Proteus, who doesn't seem to understand the precise ways in which absence makes the heart grow fonder, is miffed that his double-double-crossing does not endear him to Silvia. She runs away, and is captured by the very brigands who have adopted Valentine. She's rescued by Proteus who, when she still rebuffs him, threatens to rape her. At which point Valentine steps out from behind a tree and disarms Proteus - both literally and figuratively. So impressive is Proteus's repentance that Valentine makes him a present of Silvia. "All that was mine in Silvia I give thee," is the line; and though there have been attempts to prove that it doesn't mean what it appears to mean, or that it's a satire on exaggerated Renaissance ideals of friendship, it's very hard to make them stick. It certainly appalls Julia, who is still in disguise and, fearing that she may be about to lose her man again, faints dead away. This is the most notorious crux in the play and I wondered, given all the publicity, how Shakespeare in the Ruff were going to confront it.

They don't. They simply cut the line; and the play goes merrily on without it. Having skirted the big problem, the Shakespeare-in-the-Ruffians (their coinage, and I like it) set about solving a less obvious one. Julia, they reason, can't possibly take Proteus back without a murmur, not after all he's put her through. Throughout the evening, they've been buffing up an admittedly slender script by throwing in lines from elsewhere in the complete works; passages have been lifted from As You Like It, Measure for Measure and even Othello. Now, at the close, they borrow the bittersweet finale of another early but far wiser comedy, Love's Labour's Lost. As it's not every week that I get to withhold the ending of a Shakespeare play, I won't say precisely how this works. But work it does. And since the show is frankly advertised as an adaptation, with an abbreviated title, there's no call to get purist about it.

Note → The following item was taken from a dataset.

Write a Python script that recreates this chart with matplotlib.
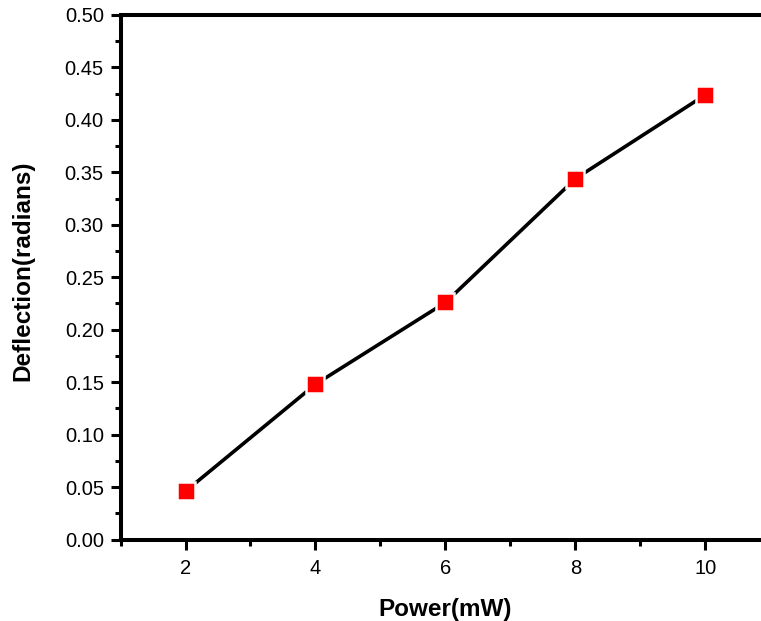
import matplotlib
matplotlib.use("Agg")
import matplotlib.pyplot as plt
from matplotlib.ticker import MultipleLocator, FormatStrFormatter

# Measured beam deflection versus laser power
power_mw = [2, 4, 6, 8, 10]
deflection_rad = [0.046, 0.148, 0.226, 0.344, 0.424]

plt.rcParams['font.family'] = ['Liberation Sans', 'DejaVu Sans']

W, H = 761, 621
fig = plt.figure(figsize=(W / 100, H / 100), dpi=100)
left, bottom, top = 120.5, 81.5, 15.0
ax_h = H - bottom - top
ax = fig.add_axes([left / W, bottom / H, 650 / W, ax_h / H])

ax.plot(power_mw, deflection_rad, color='black', lw=2.6, zorder=2)
ax.plot(power_mw, deflection_rad, ls='none', marker='s', ms=12.8,
        mfc='#ff0000', mec='white', mew=1.8, zorder=3)

ax.set_xlim(1, 11)
ax.set_ylim(0, 0.5)
ax.xaxis.set_major_locator(MultipleLocator(2))
ax.xaxis.set_minor_locator(MultipleLocator(1))
ax.yaxis.set_major_locator(MultipleLocator(0.05))
ax.yaxis.set_minor_locator(MultipleLocator(0.025))
ax.yaxis.set_major_formatter(FormatStrFormatter('%.2f'))
ax.set_xticks([2, 4, 6, 8, 10])

for s in ax.spines.values():
    s.set_linewidth(2.9)
ax.spines['right'].set_visible(False)

ax.tick_params(which='major', direction='out', length=7.5, width=2.2,
               labelsize=14.5, color='black')
ax.tick_params(axis='x', which='major', pad=6.5)
ax.tick_params(axis='y', which='major', pad=4.5)
ax.tick_params(which='minor', direction='out', length=4.5, width=2.2,
               color='black')
ax.tick_params(top=False, right=False, which='both')

ax.set_xlabel('Power(mW)', fontsize=17.5, fontweight='bold', labelpad=14.5)
ax.set_ylabel('Deflection(radians)', fontsize=17.5, fontweight='bold')
ax.yaxis.set_label_coords((34 - left) / 650, (539.5 - 271) / ax_h)

fig.savefig('out.png', dpi=100)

In fact, I could wish they'd gone further. In their version Valentine still pairs off with Silvia, with the production's full approval. But they might have made something of the fact that, in the last two pages of the text as written, neither lady gets to say a word. This isn't unusual in a Shakespeare comedy; even the most spirited and loquacious heroines tend to go very quiet at the end, probably because that's when the plot lines have to be tied up and it falls to someone in authority, in those days invariably a man, to sort them out. (The only exception is Portia, who's still in charge at the end of The Merchant of Venice by virtue of being the richest and therefore most powerful person on the scene, which happens to be her own house.) Still, it would be perfectly possible to suggest that Julia and Silvia are silently protesting the ways in which their destinies are being decided. I doubt if that crossed Shakespeare's mind, but he isn't around to tell us.

Brendan McMurtry-Howlett's production, though, has merrier and mellower ends in view. Among a hardworking and multi-tasking cast, there are especially alert performances from Lesley Robertson as Julia, and from Adrian Morningstar as a fresh-faced Proteus in whose mouth butter would not stand the slightest chance of melting and who really does seem capable of persuading himself that every lie he tells is justified. For his most villainous soliloquy the director has him cunningly flanked by the two people he's about to ruin. Trudy Weiss, who though Canadian was last seen by me at the National Theatre in London, shows what an advantage experience and authority can be when you have a Duchy to run. The clown scenes, often this play's salvation, are here subdued; even the dog, for whom the company may partly have been named, fails to take full advantage of what has been called the best canine role ever written. David Patrick Flemming, playing three parts, is best as the rejected suitor Thurio, a rich rube from Tennessee, or somewhere deeply Southern, whose departure with a line that couldn't be found in any Shakespeare play was, I confess, my favourite moment. I feel less tolerant about the substitution of a country ballad for the justifiably famous Who Is Silvia? Update the tune, by all means, but the words, the reiteration of her rival's name, have to be kept intact if they are to have their proper painful effect on the eavesdropping Julia.